There’s an argument that Damian Hutt, Executive Director of the Association of Association Executives, makes explicitly about the automation of free member events, and it’s worth taking seriously. Commercial competitors to associations (publications, training companies, industry bodies with commercial funding) automate their event communications as a matter of course. They’re not doing it because they have large teams. They’re doing it because the technology makes it straightforward, and because the alternative is either staffing up or doing less.

For associations whose members also receive event invitations from commercial providers, the comparison is implicit but real. A well-timed, relevant, personalized reminder from a commercial training company lands differently than a manually assembled email that went out a day late because someone was covering two roles. The content quality might be equivalent. The operational polish is not.

This isn’t an argument for automation at the expense of human judgment. The program research, speaker coordination, and content strategy that make events worth attending are human work. The point is that automation should be handling the logistics so that human capacity is available for the things that actually require it.

What this looks like in practice

NACA, the National Association of Campus Activities, saw 16 hours per week saved specifically on managing large event delegate bookings after moving to ReadyMembership, with membership renewals dropping from a three-person process to one.
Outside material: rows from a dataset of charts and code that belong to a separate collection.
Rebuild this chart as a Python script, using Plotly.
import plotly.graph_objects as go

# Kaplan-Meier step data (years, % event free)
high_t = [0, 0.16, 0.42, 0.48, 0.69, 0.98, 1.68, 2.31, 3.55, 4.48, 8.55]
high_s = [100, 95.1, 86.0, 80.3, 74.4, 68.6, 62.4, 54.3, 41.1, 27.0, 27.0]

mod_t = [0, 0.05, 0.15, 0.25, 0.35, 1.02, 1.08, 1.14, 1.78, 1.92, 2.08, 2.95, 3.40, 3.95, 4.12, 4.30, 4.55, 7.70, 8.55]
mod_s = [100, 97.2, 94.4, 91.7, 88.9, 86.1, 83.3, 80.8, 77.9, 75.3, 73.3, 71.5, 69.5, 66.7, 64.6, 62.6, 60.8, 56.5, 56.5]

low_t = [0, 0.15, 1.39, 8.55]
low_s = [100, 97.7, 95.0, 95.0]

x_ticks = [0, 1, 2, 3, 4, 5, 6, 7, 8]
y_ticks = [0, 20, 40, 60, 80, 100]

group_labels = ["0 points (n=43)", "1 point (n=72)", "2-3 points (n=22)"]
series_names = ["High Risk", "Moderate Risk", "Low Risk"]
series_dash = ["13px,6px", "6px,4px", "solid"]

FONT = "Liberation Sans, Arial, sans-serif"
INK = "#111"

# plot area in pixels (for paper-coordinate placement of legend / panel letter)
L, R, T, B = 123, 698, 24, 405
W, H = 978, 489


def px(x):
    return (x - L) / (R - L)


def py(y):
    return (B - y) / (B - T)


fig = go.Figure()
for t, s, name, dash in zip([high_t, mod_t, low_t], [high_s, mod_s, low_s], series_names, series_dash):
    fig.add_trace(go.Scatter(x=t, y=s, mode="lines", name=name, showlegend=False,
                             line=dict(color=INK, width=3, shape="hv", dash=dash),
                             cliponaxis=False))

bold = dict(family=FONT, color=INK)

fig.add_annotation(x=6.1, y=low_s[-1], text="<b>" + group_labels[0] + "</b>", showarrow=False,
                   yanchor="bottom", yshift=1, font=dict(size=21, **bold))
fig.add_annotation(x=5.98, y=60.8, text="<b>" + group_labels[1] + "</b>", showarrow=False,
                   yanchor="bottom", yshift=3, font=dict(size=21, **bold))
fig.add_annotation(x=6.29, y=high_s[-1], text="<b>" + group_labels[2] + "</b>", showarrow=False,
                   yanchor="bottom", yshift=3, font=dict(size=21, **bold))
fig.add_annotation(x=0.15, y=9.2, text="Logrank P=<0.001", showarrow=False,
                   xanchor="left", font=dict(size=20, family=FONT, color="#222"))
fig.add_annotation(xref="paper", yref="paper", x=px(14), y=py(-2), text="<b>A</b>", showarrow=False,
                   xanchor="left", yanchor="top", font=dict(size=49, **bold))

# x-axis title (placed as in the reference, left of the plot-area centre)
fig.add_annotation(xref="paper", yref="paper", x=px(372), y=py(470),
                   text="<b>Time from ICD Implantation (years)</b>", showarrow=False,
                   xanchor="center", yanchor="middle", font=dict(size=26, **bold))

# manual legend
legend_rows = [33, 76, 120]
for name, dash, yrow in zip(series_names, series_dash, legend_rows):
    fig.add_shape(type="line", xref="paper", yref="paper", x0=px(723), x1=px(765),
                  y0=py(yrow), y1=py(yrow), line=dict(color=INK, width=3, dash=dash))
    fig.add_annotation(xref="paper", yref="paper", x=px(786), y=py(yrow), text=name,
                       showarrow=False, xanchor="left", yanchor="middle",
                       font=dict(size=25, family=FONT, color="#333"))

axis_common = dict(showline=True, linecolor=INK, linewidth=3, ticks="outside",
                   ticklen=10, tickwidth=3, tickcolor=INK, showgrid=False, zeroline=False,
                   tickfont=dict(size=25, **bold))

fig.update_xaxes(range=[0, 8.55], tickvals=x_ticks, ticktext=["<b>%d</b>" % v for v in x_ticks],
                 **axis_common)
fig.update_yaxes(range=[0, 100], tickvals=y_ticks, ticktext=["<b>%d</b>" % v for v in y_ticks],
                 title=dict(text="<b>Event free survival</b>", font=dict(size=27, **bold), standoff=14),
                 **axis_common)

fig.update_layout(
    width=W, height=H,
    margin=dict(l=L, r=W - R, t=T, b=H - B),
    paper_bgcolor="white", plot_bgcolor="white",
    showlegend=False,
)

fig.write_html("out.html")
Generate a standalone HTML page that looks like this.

Shelly Mumma, NACA’s Board Chair, reflected on what that freed up:

I’m really pleased that our new membership platform has freed up the NACA team to focus on the future, positioning them to develop even better events and online services that bring our community together.


That reallocation, from logistics to program development, is what a well-automated events operation actually produces. The events don’t get cheaper to offer. They get more viable to scale, more consistent to deliver, and more sustainable for a team of realistic size to maintain.

For associations currently running a regular online program on manual processes, the question worth asking isn’t whether automation would help. It’s how much capacity is currently going into tasks the platform should be handling, and what would become possible if it were.